## TASK REQUIREMENTS
Output all the data exactly. Pictures do not belong in the copy.

## RECORDED INFORMATION
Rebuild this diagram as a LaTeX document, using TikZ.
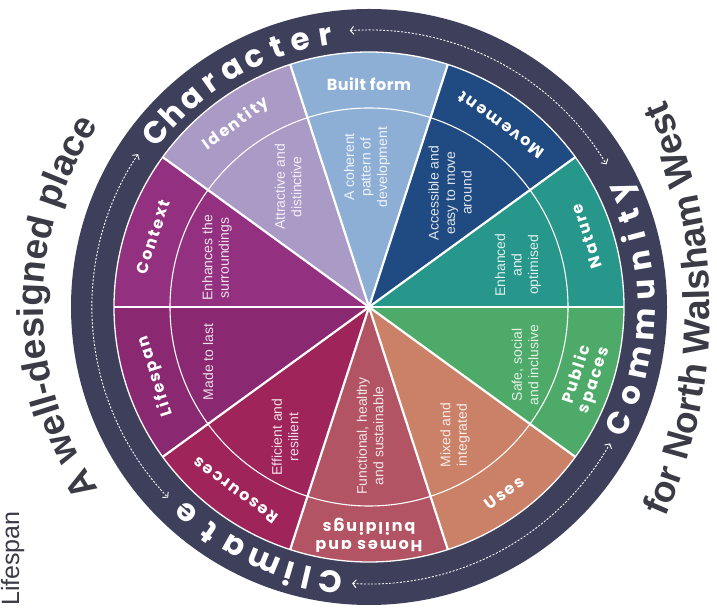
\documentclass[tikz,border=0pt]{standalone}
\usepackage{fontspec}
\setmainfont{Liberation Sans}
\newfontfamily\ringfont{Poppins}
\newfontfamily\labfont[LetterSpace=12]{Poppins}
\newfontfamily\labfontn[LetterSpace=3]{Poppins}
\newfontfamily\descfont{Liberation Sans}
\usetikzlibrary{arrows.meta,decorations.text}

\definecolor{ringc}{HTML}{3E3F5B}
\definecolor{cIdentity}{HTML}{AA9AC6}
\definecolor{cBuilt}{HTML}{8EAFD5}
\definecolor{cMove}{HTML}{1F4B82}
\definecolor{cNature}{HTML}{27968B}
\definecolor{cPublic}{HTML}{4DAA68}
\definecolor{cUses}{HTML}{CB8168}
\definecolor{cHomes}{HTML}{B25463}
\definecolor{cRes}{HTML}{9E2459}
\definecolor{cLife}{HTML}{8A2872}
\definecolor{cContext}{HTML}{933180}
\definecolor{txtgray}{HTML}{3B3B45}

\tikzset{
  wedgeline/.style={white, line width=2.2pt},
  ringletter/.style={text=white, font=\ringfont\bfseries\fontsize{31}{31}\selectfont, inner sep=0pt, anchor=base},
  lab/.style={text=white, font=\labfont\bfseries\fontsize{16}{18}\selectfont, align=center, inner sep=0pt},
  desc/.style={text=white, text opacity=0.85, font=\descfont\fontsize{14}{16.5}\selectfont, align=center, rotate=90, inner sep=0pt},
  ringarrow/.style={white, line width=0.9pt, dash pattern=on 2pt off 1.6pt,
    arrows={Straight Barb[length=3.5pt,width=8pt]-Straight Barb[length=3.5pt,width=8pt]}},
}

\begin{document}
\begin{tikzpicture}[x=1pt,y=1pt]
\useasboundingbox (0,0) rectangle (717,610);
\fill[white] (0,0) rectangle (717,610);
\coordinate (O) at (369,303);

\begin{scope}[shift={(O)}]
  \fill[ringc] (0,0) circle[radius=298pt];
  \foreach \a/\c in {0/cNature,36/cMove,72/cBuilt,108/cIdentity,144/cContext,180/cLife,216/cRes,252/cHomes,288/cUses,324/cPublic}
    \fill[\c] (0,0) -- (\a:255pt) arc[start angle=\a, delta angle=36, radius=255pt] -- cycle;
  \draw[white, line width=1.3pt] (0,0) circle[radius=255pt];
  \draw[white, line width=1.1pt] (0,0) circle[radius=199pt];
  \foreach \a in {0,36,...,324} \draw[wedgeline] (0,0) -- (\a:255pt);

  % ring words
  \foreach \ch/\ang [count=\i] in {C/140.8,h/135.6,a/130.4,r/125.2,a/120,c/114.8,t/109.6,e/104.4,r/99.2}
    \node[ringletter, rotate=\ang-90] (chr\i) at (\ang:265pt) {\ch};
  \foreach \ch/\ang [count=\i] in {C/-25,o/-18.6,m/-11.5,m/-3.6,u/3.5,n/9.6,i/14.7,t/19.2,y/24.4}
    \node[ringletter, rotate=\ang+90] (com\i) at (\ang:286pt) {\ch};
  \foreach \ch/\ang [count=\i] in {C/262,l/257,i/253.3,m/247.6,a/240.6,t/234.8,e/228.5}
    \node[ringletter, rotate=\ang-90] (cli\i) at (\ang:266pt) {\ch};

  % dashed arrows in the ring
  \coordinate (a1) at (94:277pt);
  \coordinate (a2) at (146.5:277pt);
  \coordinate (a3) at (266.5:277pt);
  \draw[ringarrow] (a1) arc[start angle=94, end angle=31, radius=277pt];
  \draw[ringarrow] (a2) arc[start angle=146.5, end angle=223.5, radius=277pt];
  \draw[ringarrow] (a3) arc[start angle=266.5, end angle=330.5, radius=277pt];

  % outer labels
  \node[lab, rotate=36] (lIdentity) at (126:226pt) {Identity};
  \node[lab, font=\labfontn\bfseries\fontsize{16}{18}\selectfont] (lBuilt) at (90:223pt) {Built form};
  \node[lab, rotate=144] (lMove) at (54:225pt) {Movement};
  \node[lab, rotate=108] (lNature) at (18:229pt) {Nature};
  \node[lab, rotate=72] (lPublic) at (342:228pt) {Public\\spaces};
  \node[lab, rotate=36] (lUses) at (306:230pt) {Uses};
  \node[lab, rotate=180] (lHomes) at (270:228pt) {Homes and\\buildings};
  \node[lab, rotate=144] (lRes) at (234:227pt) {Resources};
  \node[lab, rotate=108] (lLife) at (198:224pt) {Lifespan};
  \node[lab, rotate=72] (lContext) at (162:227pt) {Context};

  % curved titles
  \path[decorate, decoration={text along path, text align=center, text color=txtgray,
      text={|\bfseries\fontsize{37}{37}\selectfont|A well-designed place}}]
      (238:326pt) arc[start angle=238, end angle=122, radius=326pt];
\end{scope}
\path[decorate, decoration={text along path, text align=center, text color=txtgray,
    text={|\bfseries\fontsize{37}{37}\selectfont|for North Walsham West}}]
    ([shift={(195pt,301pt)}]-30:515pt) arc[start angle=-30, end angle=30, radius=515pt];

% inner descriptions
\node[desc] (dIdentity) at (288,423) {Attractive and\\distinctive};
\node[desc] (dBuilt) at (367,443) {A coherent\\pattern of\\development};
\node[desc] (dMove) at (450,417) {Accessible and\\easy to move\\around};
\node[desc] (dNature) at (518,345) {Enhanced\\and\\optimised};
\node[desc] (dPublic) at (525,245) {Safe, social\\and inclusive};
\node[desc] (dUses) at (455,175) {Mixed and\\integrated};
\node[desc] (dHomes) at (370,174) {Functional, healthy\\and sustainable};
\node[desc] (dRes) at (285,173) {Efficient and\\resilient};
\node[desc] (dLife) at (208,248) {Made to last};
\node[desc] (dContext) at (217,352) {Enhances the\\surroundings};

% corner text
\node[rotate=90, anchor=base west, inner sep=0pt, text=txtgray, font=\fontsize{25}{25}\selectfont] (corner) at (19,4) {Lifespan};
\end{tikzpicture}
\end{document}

## TASK OUTPUT
Rebuild this diagram as a LaTeX document, using TikZ.
\documentclass[tikz,border=0pt]{standalone}
\usepackage{fontspec}
\setmainfont{Liberation Sans}
\newfontfamily\ringfont{Poppins}
\newfontfamily\labfont[LetterSpace=12]{Poppins}
\newfontfamily\labfontn[LetterSpace=3]{Poppins}
\newfontfamily\descfont{Liberation Sans}
\usetikzlibrary{arrows.meta,decorations.text}

\definecolor{ringc}{HTML}{3E3F5B}
\definecolor{cIdentity}{HTML}{AA9AC6}
\definecolor{cBuilt}{HTML}{8EAFD5}
\definecolor{cMove}{HTML}{1F4B82}
\definecolor{cNature}{HTML}{27968B}
\definecolor{cPublic}{HTML}{4DAA68}
\definecolor{cUses}{HTML}{CB8168}
\definecolor{cHomes}{HTML}{B25463}
\definecolor{cRes}{HTML}{9E2459}
\definecolor{cLife}{HTML}{8A2872}
\definecolor{cContext}{HTML}{933180}
\definecolor{txtgray}{HTML}{3B3B45}

\tikzset{
  wedgeline/.style={white, line width=2.2pt},
  ringletter/.style={text=white, font=\ringfont\bfseries\fontsize{31}{31}\selectfont, inner sep=0pt, anchor=base},
  lab/.style={text=white, font=\labfont\bfseries\fontsize{16}{18}\selectfont, align=center, inner sep=0pt},
  desc/.style={text=white, text opacity=0.85, font=\descfont\fontsize{14}{16.5}\selectfont, align=center, rotate=90, inner sep=0pt},
  ringarrow/.style={white, line width=0.9pt, dash pattern=on 2pt off 1.6pt,
    arrows={Straight Barb[length=3.5pt,width=8pt]-Straight Barb[length=3.5pt,width=8pt]}},
}

\begin{document}
\begin{tikzpicture}[x=1pt,y=1pt]
\useasboundingbox (0,0) rectangle (717,610);
\fill[white] (0,0) rectangle (717,610);
\coordinate (O) at (369,303);

\begin{scope}[shift={(O)}]
  \fill[ringc] (0,0) circle[radius=298pt];
  \foreach \a/\c in {0/cNature,36/cMove,72/cBuilt,108/cIdentity,144/cContext,180/cLife,216/cRes,252/cHomes,288/cUses,324/cPublic}
    \fill[\c] (0,0) -- (\a:255pt) arc[start angle=\a, delta angle=36, radius=255pt] -- cycle;
  \draw[white, line width=1.3pt] (0,0) circle[radius=255pt];
  \draw[white, line width=1.1pt] (0,0) circle[radius=199pt];
  \foreach \a in {0,36,...,324} \draw[wedgeline] (0,0) -- (\a:255pt);

  % ring words
  \foreach \ch/\ang [count=\i] in {C/140.8,h/135.6,a/130.4,r/125.2,a/120,c/114.8,t/109.6,e/104.4,r/99.2}
    \node[ringletter, rotate=\ang-90] (chr\i) at (\ang:265pt) {\ch};
  \foreach \ch/\ang [count=\i] in {C/-25,o/-18.6,m/-11.5,m/-3.6,u/3.5,n/9.6,i/14.7,t/19.2,y/24.4}
    \node[ringletter, rotate=\ang+90] (com\i) at (\ang:286pt) {\ch};
  \foreach \ch/\ang [count=\i] in {C/262,l/257,i/253.3,m/247.6,a/240.6,t/234.8,e/228.5}
    \node[ringletter, rotate=\ang-90] (cli\i) at (\ang:266pt) {\ch};

  % dashed arrows in the ring
  \coordinate (a1) at (94:277pt);
  \coordinate (a2) at (146.5:277pt);
  \coordinate (a3) at (266.5:277pt);
  \draw[ringarrow] (a1) arc[start angle=94, end angle=31, radius=277pt];
  \draw[ringarrow] (a2) arc[start angle=146.5, end angle=223.5, radius=277pt];
  \draw[ringarrow] (a3) arc[start angle=266.5, end angle=330.5, radius=277pt];

  % outer labels
  \node[lab, rotate=36] (lIdentity) at (126:226pt) {Identity};
  \node[lab, font=\labfontn\bfseries\fontsize{16}{18}\selectfont] (lBuilt) at (90:223pt) {Built form};
  \node[lab, rotate=144] (lMove) at (54:225pt) {Movement};
  \node[lab, rotate=108] (lNature) at (18:229pt) {Nature};
  \node[lab, rotate=72] (lPublic) at (342:228pt) {Public\\spaces};
  \node[lab, rotate=36] (lUses) at (306:230pt) {Uses};
  \node[lab, rotate=180] (lHomes) at (270:228pt) {Homes and\\buildings};
  \node[lab, rotate=144] (lRes) at (234:227pt) {Resources};
  \node[lab, rotate=108] (lLife) at (198:224pt) {Lifespan};
  \node[lab, rotate=72] (lContext) at (162:227pt) {Context};

  % curved titles
  \path[decorate, decoration={text along path, text align=center, text color=txtgray,
      text={|\bfseries\fontsize{37}{37}\selectfont|A well-designed place}}]
      (238:326pt) arc[start angle=238, end angle=122, radius=326pt];
\end{scope}
\path[decorate, decoration={text along path, text align=center, text color=txtgray,
    text={|\bfseries\fontsize{37}{37}\selectfont|for North Walsham West}}]
    ([shift={(195pt,301pt)}]-30:515pt) arc[start angle=-30, end angle=30, radius=515pt];

% inner descriptions
\node[desc] (dIdentity) at (288,423) {Attractive and\\distinctive};
\node[desc] (dBuilt) at (367,443) {A coherent\\pattern of\\development};
\node[desc] (dMove) at (450,417) {Accessible and\\easy to move\\around};
\node[desc] (dNature) at (518,345) {Enhanced\\and\\optimised};
\node[desc] (dPublic) at (525,245) {Safe, social\\and inclusive};
\node[desc] (dUses) at (455,175) {Mixed and\\integrated};
\node[desc] (dHomes) at (370,174) {Functional, healthy\\and sustainable};
\node[desc] (dRes) at (285,173) {Efficient and\\resilient};
\node[desc] (dLife) at (208,248) {Made to last};
\node[desc] (dContext) at (217,352) {Enhances the\\surroundings};

% corner text
\node[rotate=90, anchor=base west, inner sep=0pt, text=txtgray, font=\fontsize{25}{25}\selectfont] (corner) at (19,4) {Lifespan};
\end{tikzpicture}
\end{document}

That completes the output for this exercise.